PROBLEM: Go through the listing and pick out each line with the word "matplotlib" in it.
###
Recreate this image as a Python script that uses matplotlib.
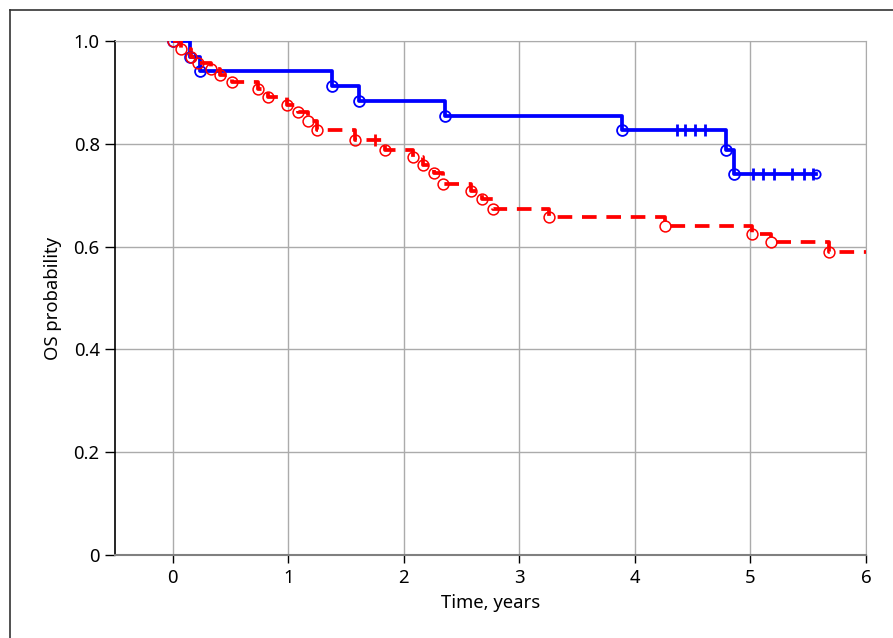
import matplotlib
matplotlib.use("Agg")
import matplotlib.pyplot as plt
from matplotlib.lines import Line2D

plt.rcParams['font.family'] = ['Noto Sans', 'DejaVu Sans']

# blue group: event times and survival after each event
blue_times = [0.0, 0.15, 0.24, 1.375, 1.61, 2.36, 3.89, 4.79, 4.86]
blue_surv = [1.0, 0.969, 0.942, 0.912, 0.883, 0.854, 0.827, 0.788, 0.741]
blue_end = 5.57
blue_censor = [4.36, 4.43, 4.52, 4.61, 5.02, 5.11, 5.20, 5.36, 5.46, 5.54]

# red group
red_times = [0.0, 0.07, 0.16, 0.22, 0.33, 0.41, 0.51, 0.74, 0.82, 0.99, 1.08,
             1.17, 1.25, 1.58, 1.84, 2.08, 2.17, 2.26, 2.34, 2.58, 2.68, 2.77,
             3.26, 4.26, 5.01, 5.18, 5.68]
red_surv = [1.0, 0.984, 0.969, 0.957, 0.946, 0.934, 0.920, 0.906, 0.891, 0.876,
            0.861, 0.845, 0.827, 0.807, 0.788, 0.774, 0.759, 0.743, 0.722, 0.708,
            0.692, 0.674, 0.658, 0.641, 0.625, 0.609, 0.589]
red_end = 6.0
red_censor = [1.75]

xticks = [0, 1, 2, 3, 4, 5, 6]
yticks = [0, 0.2, 0.4, 0.6, 0.8, 1.0]
ylabels = ['0', '0.2', '0.4', '0.6', '0.8', '1.0']


def km_value(times, surv, t):
    s = surv[0]
    for ti, si in zip(times, surv):
        if ti <= t:
            s = si
    return s


fig = plt.figure(figsize=(8.93, 6.38), dpi=100)
ax = fig.add_axes([115 / 893, 1 - 555 / 638, 751 / 893, 514 / 638])

# frame around the figure (left and top edges only visible)
fig.add_artist(Line2D([10 / 893, 10 / 893], [0, 1 - 10 / 638], color='#333333', lw=1.2))
fig.add_artist(Line2D([10 / 893, 1], [1 - 10 / 638, 1 - 10 / 638], color='#333333', lw=1.2))

# blue curve
ax.step(blue_times + [blue_end], blue_surv + [blue_surv[-1]], where='post',
        color='#0000ff', lw=2.7, zorder=3)
ax.plot(blue_times, blue_surv, 'o', mfc='none', mec='#0000ff', ms=7.8, mew=1.3, zorder=4)
ax.plot(blue_censor, [km_value(blue_times, blue_surv, t) for t in blue_censor], '|',
        color='#0000ff', ms=9, mew=2, zorder=4)
ax.plot([blue_end], [blue_surv[-1]], 'o', mfc='none', mec='#0000ff', ms=6, mew=1.3, zorder=4)

# red curve
ax.step(red_times + [red_end], red_surv + [red_surv[-1]], where='post',
        color='#ff0000', lw=2.7, linestyle=(0, (3.9, 2.6)), zorder=3)
ax.plot(red_times, red_surv, 'o', mfc='none', mec='#ff0000', ms=7.8, mew=1.1, zorder=4)
ax.plot(red_censor, [km_value(red_times, red_surv, t) for t in red_censor], '|',
        color='#ff0000', ms=9, mew=2, zorder=4)

ax.set_xlim(-0.5, 6)
ax.set_ylim(0, 1.0)
ax.set_xticks(xticks)
ax.set_yticks(yticks)
ax.set_yticklabels(ylabels)
ax.grid(True, color='#ababab', lw=1)
ax.set_axisbelow(True)

ax.spines['left'].set_color('black')
ax.spines['left'].set_linewidth(1.2)
ax.spines['bottom'].set_color('#808080')
ax.spines['bottom'].set_linewidth(1.5)
ax.spines['top'].set_color('#ababab')
ax.spines['right'].set_color('#ababab')

ax.tick_params(axis='both', labelsize=13.3, colors='black', width=1, length=6, pad=4)
ax.tick_params(axis='y', length=7)
ax.set_xlabel('Time, years', fontsize=13.3, labelpad=5)
ax.set_ylabel('OS probability', fontsize=13.3, labelpad=8)

fig.savefig('out.png', dpi=100)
###
FULL ANSWER:
Recreate this image as a Python script that uses matplotlib.
import matplotlib
matplotlib.use("Agg")
import matplotlib.pyplot as plt
from matplotlib.lines import Line2D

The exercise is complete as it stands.